### [Description of the task]
Pick out the lines in the listing below that contain the word "with" and copy them.

### [Records]
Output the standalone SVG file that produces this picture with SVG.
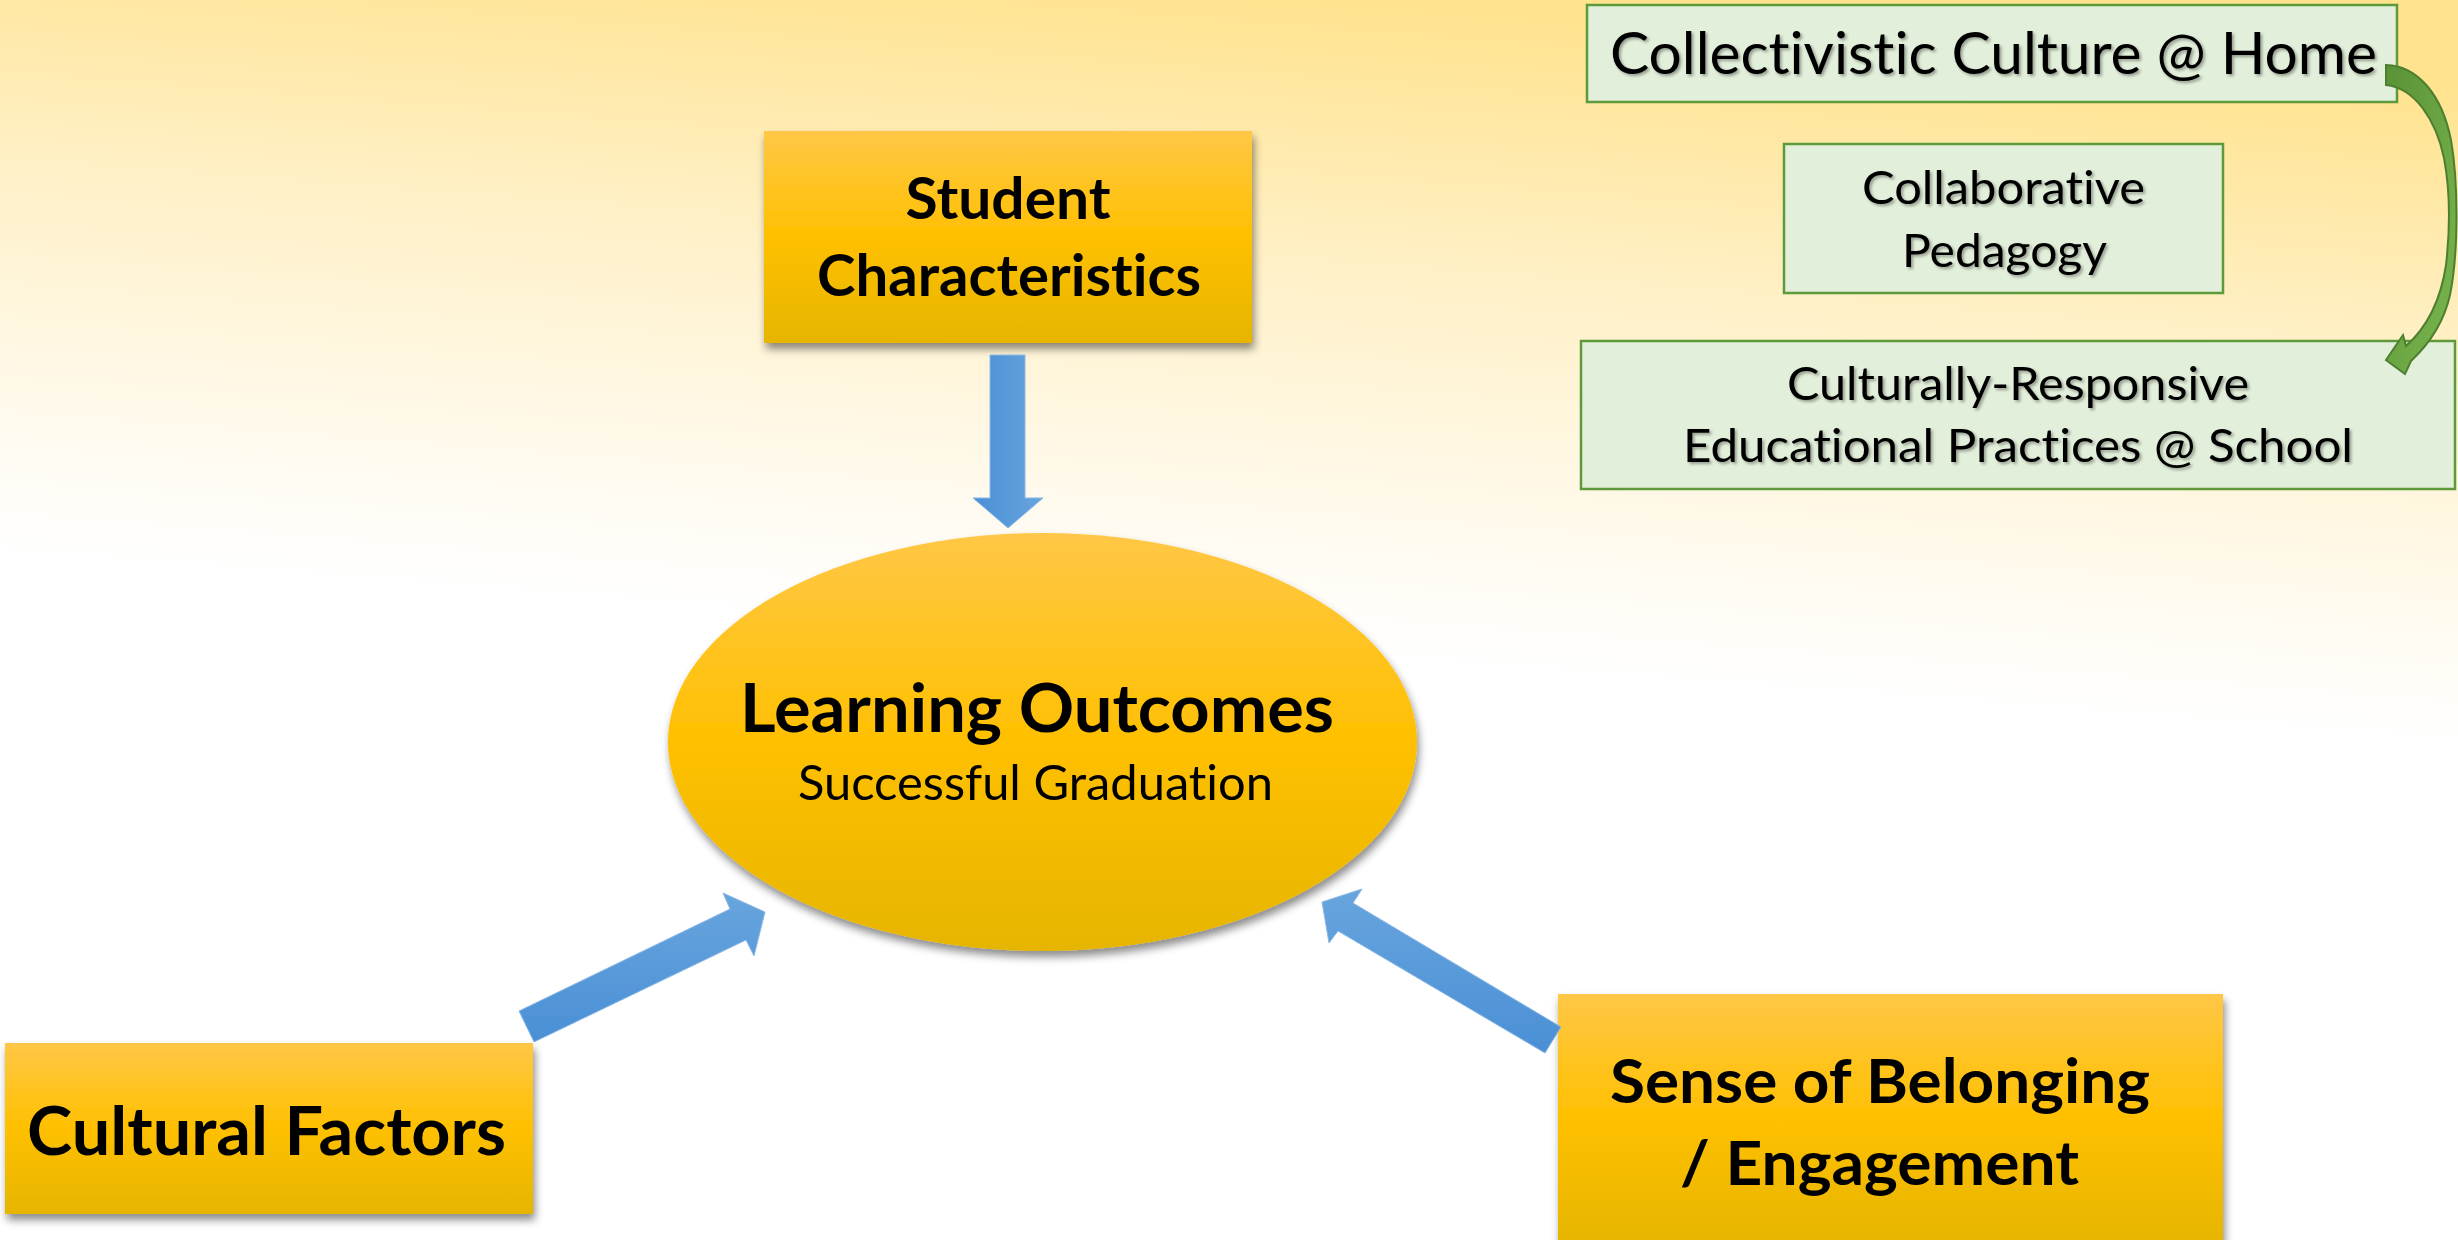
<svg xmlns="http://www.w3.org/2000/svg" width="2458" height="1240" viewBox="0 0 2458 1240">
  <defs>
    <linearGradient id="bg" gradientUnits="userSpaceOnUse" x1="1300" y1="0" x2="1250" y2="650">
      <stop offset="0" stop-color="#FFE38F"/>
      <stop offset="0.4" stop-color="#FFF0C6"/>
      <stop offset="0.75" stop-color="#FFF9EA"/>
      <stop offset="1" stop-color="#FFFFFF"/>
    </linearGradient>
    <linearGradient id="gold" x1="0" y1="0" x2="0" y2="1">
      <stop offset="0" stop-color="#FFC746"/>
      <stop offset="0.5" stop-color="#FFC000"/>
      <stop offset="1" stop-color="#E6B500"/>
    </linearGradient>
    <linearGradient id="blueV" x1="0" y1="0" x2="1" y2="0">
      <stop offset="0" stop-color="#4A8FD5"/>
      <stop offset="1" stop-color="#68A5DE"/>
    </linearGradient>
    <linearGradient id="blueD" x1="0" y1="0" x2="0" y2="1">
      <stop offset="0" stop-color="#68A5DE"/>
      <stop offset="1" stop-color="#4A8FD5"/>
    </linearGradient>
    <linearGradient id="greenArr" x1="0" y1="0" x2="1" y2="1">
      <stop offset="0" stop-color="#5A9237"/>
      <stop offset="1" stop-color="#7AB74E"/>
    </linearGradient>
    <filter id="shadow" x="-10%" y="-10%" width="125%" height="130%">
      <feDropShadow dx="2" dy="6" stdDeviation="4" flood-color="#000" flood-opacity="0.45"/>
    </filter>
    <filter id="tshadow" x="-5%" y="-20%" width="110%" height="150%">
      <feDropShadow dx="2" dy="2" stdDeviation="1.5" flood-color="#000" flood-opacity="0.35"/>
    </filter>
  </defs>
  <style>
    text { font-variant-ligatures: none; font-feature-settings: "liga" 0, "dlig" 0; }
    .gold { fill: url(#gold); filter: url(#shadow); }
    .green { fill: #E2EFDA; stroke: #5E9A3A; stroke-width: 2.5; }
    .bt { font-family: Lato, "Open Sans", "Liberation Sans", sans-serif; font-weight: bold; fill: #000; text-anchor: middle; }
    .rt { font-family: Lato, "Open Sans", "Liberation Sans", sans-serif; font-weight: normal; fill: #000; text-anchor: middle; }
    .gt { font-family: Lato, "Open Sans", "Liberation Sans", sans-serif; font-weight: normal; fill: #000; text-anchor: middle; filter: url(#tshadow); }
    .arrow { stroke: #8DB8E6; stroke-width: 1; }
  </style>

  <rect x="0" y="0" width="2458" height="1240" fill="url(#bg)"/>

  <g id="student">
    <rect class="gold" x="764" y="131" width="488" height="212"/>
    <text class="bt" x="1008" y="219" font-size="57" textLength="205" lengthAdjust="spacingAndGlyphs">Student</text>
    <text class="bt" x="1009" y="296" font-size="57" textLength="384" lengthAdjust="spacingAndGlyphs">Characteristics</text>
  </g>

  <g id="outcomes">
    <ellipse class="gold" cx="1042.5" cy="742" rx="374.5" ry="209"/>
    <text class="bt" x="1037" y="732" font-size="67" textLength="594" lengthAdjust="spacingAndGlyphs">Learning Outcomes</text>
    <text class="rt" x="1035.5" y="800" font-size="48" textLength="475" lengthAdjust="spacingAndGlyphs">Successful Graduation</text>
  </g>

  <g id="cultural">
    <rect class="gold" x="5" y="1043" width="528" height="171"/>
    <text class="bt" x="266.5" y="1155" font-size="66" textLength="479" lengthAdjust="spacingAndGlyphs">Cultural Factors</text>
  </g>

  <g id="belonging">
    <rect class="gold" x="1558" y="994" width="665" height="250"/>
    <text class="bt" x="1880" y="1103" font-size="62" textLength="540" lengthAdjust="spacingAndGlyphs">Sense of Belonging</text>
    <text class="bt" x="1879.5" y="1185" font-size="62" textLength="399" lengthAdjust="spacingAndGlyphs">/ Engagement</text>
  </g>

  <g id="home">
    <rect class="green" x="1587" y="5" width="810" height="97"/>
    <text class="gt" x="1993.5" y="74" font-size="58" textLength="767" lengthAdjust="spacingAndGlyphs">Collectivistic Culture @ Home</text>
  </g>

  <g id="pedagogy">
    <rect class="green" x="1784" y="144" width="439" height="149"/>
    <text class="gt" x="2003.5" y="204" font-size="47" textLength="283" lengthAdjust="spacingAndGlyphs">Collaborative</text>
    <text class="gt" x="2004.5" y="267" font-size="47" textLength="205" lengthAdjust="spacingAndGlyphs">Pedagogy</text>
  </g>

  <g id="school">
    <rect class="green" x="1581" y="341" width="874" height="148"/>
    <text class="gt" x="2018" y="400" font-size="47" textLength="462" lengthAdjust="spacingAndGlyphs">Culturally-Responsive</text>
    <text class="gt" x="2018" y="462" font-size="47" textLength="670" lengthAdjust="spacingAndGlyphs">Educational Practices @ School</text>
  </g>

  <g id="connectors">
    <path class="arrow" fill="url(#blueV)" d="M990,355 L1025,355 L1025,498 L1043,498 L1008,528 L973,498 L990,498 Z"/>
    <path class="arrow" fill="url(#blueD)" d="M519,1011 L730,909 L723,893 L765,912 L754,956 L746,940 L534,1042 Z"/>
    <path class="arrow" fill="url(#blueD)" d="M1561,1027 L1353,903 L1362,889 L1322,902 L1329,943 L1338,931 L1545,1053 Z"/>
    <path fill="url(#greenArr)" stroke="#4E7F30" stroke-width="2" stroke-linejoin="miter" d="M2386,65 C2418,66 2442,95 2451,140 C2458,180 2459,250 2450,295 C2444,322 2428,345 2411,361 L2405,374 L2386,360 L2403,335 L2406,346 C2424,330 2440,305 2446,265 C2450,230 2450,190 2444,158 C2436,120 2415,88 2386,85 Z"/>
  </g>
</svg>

---

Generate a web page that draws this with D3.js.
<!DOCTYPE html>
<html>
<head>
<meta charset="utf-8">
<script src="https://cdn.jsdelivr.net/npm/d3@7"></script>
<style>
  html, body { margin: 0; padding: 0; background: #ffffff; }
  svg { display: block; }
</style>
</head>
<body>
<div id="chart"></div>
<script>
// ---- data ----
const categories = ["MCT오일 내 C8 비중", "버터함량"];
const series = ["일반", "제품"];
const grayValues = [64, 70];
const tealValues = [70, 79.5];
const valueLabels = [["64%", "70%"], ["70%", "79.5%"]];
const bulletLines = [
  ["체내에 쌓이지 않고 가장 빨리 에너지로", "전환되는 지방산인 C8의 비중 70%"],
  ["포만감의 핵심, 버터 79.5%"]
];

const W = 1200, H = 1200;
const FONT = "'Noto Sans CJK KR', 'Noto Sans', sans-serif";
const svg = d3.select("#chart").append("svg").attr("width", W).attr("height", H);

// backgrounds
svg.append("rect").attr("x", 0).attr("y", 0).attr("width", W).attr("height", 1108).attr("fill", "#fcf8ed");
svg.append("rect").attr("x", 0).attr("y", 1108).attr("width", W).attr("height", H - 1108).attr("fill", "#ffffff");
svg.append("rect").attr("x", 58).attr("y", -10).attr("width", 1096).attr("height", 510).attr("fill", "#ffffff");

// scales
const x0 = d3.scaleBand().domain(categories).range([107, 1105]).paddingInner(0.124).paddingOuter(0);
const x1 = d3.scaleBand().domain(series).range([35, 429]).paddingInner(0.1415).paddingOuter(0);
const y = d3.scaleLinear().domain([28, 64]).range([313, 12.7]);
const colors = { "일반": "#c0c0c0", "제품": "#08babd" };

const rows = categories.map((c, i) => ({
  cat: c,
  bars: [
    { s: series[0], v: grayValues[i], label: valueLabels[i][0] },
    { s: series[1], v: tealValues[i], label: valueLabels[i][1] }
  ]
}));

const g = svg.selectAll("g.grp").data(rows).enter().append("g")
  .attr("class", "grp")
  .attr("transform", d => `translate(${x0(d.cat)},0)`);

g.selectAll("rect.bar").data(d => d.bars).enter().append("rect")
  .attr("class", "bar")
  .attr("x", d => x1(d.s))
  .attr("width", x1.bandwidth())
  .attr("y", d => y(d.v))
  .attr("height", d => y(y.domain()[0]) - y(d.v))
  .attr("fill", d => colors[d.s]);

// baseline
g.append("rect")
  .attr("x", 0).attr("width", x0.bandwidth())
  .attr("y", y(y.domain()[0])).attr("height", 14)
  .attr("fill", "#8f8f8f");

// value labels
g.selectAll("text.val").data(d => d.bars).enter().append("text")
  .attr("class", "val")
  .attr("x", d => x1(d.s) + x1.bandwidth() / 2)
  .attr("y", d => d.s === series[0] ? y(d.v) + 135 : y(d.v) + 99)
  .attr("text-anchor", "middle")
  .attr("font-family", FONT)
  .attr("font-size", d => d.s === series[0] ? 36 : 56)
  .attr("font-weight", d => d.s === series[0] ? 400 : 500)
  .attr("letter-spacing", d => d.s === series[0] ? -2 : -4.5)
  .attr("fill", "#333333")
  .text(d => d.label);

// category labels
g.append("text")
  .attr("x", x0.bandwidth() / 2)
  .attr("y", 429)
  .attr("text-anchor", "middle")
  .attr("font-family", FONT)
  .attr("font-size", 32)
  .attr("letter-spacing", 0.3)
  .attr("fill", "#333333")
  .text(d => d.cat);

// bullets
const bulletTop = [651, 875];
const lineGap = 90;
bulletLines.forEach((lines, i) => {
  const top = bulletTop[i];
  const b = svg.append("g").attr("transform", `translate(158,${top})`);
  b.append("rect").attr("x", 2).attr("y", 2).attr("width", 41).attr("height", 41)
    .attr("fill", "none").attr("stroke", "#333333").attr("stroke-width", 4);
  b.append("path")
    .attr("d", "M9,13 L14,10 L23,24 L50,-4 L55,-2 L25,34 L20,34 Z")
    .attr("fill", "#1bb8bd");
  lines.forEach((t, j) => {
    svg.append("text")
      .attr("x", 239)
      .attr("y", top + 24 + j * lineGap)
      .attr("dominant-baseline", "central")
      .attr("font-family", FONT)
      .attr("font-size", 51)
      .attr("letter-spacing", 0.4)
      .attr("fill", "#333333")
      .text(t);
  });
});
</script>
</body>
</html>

---

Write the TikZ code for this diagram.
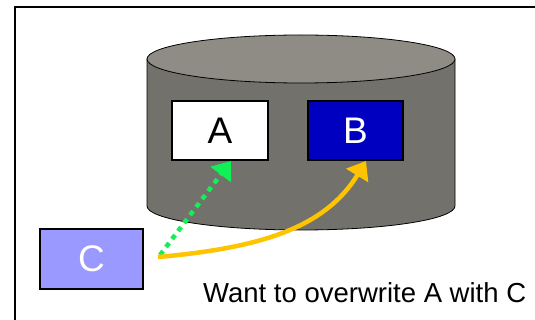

### [Answer]
Output the standalone SVG file that produces this picture with SVG.
Generate a web page that draws this with D3.js.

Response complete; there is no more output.